Tuesday, August 13, 2024
"FOIA Nerd" Lawsuit Survives In Part
The United States District Court for the District of Columbia (Chief Judge Boasberg) has issued an opinion in lawsuit brought by a public defender alleging a civil rights violation in the local police's responses to her FOIA requests
This suit, much like a Rorschach test, looks very different depending on the litigants’ perspectives. For Plaintiff Amy Phillips, a public defender here in the District and an inveterate critic of the local police force, this is a muckraking lawsuit trying to topple a Metropolitan Police Department policy of singling out Freedom of Information Act requests for higher scrutiny based on whether the requesters are friends or foes of MPD. For Defendant District of Columbia, by
contrast, this is a nothing burger about the Department’s justifiable practice of notifying its Chief of Police of requests for high-profile materials so that she can be prepared to answer questions about these incidents and the resulting FOIA demands.
After two years of litigation and a contentious discovery period that produced more disputes than the Court would care to remember, Defendant now moves for summary judgment. It argues that Phillips lacks standing to seek prospective relief, has not established that the policy she wishes to challenge ever existed or caused her harm, and cannot show that this policy is attributable to the District. Phillips cross-moves for partial summary judgment. The Court ultimately delivers a split decision, denying Plaintiff’s Motion while granting in part and denying in part Defendant's.
Plaintiff
Since the bulk of this Opinion deals with Defendant’s Motion, the facts here are set forth in the light most favorable to Plaintiff. Phillips, a self-described critic of MPD and a “FOIA nerd,” ECF No. 54-6 (Dep. of Amy Phillips) at 17:22–18:2, is an attorney with the Public Defender Service here in the District. See ECF No. 63-1 (Pl. SUMF), ¶ 80. She has often taken to X (formerly Twitter) to voice her criticisms of MPD and has also aired her grievances against the department at a D.C. Council hearing. Id., ¶¶ 82–84. Phillips, true to her moniker, is also a frequent user of the D.C. FOIA. See ECF No. 54-1 (Def. SUMF), ¶ 65 (noting that Phillips has made a “hobby of making FOIA demands of MPD”) (cleaned up). Although she alleges that she “uses FOIA to expose police wrongdoing,” Pl. SUMF, ¶ 80, she has also said that she submits FOIA requests to “screw with the police.” ECF No. 54-31 (May 31, 2020, Email Chain Between Phillips and Blanks) at 3.

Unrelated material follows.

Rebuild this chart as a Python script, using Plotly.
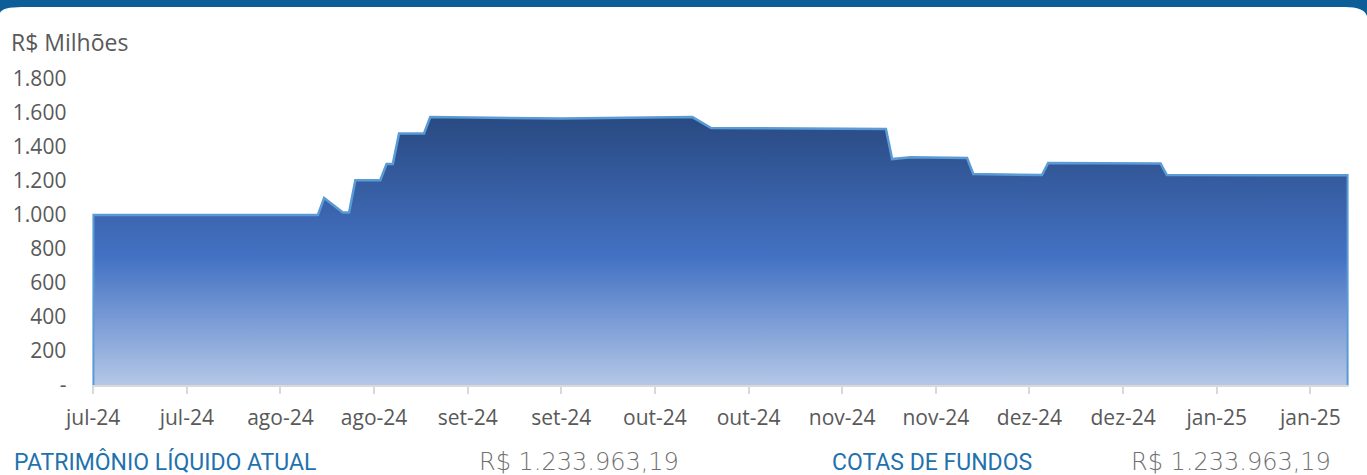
import plotly.graph_objects as go

# ---- data (R$ millions) ----
dates = ["2024-07-10", "2024-08-15", "2024-08-16", "2024-08-19", "2024-08-20",
         "2024-08-21", "2024-08-25", "2024-08-26", "2024-08-27", "2024-08-28",
         "2024-09-01", "2024-09-02", "2024-09-23", "2024-10-14", "2024-10-17",
         "2024-11-14", "2024-11-15", "2024-11-18", "2024-11-27", "2024-11-28",
         "2024-12-09", "2024-12-10", "2024-12-28", "2024-12-29", "2025-01-27"]
values = [1000, 1000, 1100, 1015, 1015,
          1205, 1205, 1300, 1300, 1480,
          1480, 1576, 1568, 1576, 1512,
          1506, 1329, 1340, 1335, 1241,
          1235, 1306, 1303, 1235, 1234]

tick_dates = ["2024-07-10", "2024-07-25", "2024-08-09", "2024-08-24", "2024-09-08",
              "2024-09-23", "2024-10-08", "2024-10-23", "2024-11-07", "2024-11-22",
              "2024-12-07", "2024-12-22", "2025-01-06", "2025-01-21"]
tick_labels = ["jul-24", "jul-24", "ago-24", "ago-24", "set-24", "set-24", "out-24",
               "out-24", "nov-24", "nov-24", "dez-24", "dez-24", "jan-25", "jan-25"]

y_ticks = [0, 200, 400, 600, 800, 1000, 1200, 1400, 1600, 1800]
y_labels = ["-", "200", "400", "600", "800", "1.000", "1.200", "1.400", "1.600", "1.800"]

footer_labels = ["PATRIMÔNIO LÍQUIDO ATUAL", "COTAS DE FUNDOS"]
footer_values = ["R$ 1.233.963,19", "R$ 1.233.963,19"]

W, H = 1367, 475
def px(x):
    return x / W
def py(y):
    return 1 - y / H

# closed outline (edges down to zero at both ends)
xs = [dates[0]] + dates + [dates[-1]]
ys = [0] + values + [0]

fig = go.Figure()
fig.add_trace(go.Scatter(
    x=xs, y=ys, mode="lines", fill="tozeroy",
    line=dict(color="#5b9bd5", width=2.5),
    fillgradient=dict(type="vertical", start=0, stop=max(values),
                      colorscale=[[0, "#b4c7e7"], [0.47, "#4472c4"], [1, "#294a82"]]),
    hoverinfo="skip", showlegend=False,
))

font_family = "Open Sans"
fig.update_layout(
    width=W, height=H,
    margin=dict(l=0, r=0, t=0, b=0),
    paper_bgcolor="white", plot_bgcolor="white",
    xaxis=dict(
        type="date",
        domain=[px(92.4), px(1348.6)],
        range=["2024-07-09 21:00", "2025-01-27 03:00"],
        tickvals=tick_dates, ticktext=tick_labels,
        ticks="outside", ticklen=7, tickcolor="#d9d9d9", tickwidth=1.5,
        showline=True, linecolor="#d9d9d9", linewidth=1.5,
        showgrid=False, zeroline=False,
        tickfont=dict(family=font_family, size=21, color="#595959"),
        ticklabelstandoff=6,
        automargin=False,
    ),
    yaxis=dict(
        domain=[py(385), py(79)],
        range=[0, 1800],
        tickvals=y_ticks, ticktext=y_labels,
        showgrid=False, zeroline=False, showline=False,
        tickfont=dict(family=font_family, size=21, color="#595959"),
        ticklabelstandoff=25,
        automargin=False,
    ),
)

# header band with rounded white card corners
fig.add_shape(type="rect", xref="paper", yref="paper", x0=0, x1=1, y0=py(30), y1=1,
              fillcolor="#0b5e98", line=dict(width=0), layer="below")
path = (f"M {px(0)},{py(40)} L {px(0)},{py(13)} Q {px(2)},{py(7)} {px(22)},{py(7)} "
        f"L {px(1345)},{py(7)} Q {px(1364)},{py(7)} {px(1367)},{py(16)} "
        f"L {px(1367)},{py(40)} Z")
fig.add_shape(type="path", xref="paper", yref="paper", path=path,
              fillcolor="white", line=dict(width=0), layer="below")

# y title
fig.add_annotation(x=px(9), y=py(42), xref="paper", yref="paper", text="R$ Milhões",
                   showarrow=False, xanchor="left", yanchor="middle",
                   font=dict(family=font_family, size=23, color="#595959"))

# footer
lab_font = dict(family="Roboto", size=23, color="#1f72ad")
val_font = dict(family="DejaVu Sans", size=24, color="#707070", weight=300)
fig.add_annotation(x=px(12), y=py(462), xref="paper", yref="paper", text=footer_labels[0],
                   showarrow=False, xanchor="left", yanchor="middle", font=lab_font)
fig.add_annotation(x=px(477), y=py(462), xref="paper", yref="paper", text=footer_values[0],
                   showarrow=False, xanchor="left", yanchor="middle", font=val_font)
fig.add_annotation(x=px(830), y=py(462), xref="paper", yref="paper", text=footer_labels[1],
                   showarrow=False, xanchor="left", yanchor="middle", font=lab_font)
fig.add_annotation(x=px(1129), y=py(462), xref="paper", yref="paper", text=footer_values[1],
                   showarrow=False, xanchor="left", yanchor="middle", font=val_font)

fig.write_html("out.html",
               config={"displayModeBar": False},
               post_script="document.body.style.margin='0px';document.body.style.overflow='hidden';")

A history of the FOIA requests is recounted
Readers might be thinking that this suit turns on Defendant’s apparently chronic failure to comply with D.C.’s FOIA. After talking with Parker, however — the same Parker who worked as MPD’s FOIA officer from 2017 to 2020 and rejected many of Phillips’s previous requests, see Def. SUMF, ¶¶ 18, 27 — Plaintiff became convinced that something more sinister was afoot. Specifically, she learned of the existence of a policy of subjecting certain FOIA requests to additional scrutiny.
Hence this lawsuit
Phillips filed her Amended Complaint in September of last year. See ECF No. 42 (Am. Compl.). That pleading, which is the operative one here, contains a single 42 U.S.C. § 1983 count alleging that Defendant violated Plaintiff’s First Amendment rights by delaying or outright denying her requests “on the basis of the content and viewpoint of speech that requesters will voice using the requested information and . . . speech that requesters have voiced in the past.” Id., ¶ 99. Defendants have now moved for summary judgment, and Plaintiff has responded with a Motion for Partial Summary Judgment of her own.
Here
In the end, the Court is not tasked with picking apart Plaintiff’s evidence, making credibility determinations for the various witnesses in the case, or weighing the evidence in the record one way or another. The question it is called to answer is much simpler: has Phillips produced enough to show that “a reasonable jury could return a verdict” for her? Liberty Lobby, 477 U.S. at 248. She did not do so for her request for injunctive relief and thus cannot show that she has standing to obtain such a remedy. The Court, accordingly, will grant Defendant’s Motion to that extent. But she has met her burden as to the rest of her case, so the Court will not grant Defendant summary judgment on this part of Phillip’s cause of action.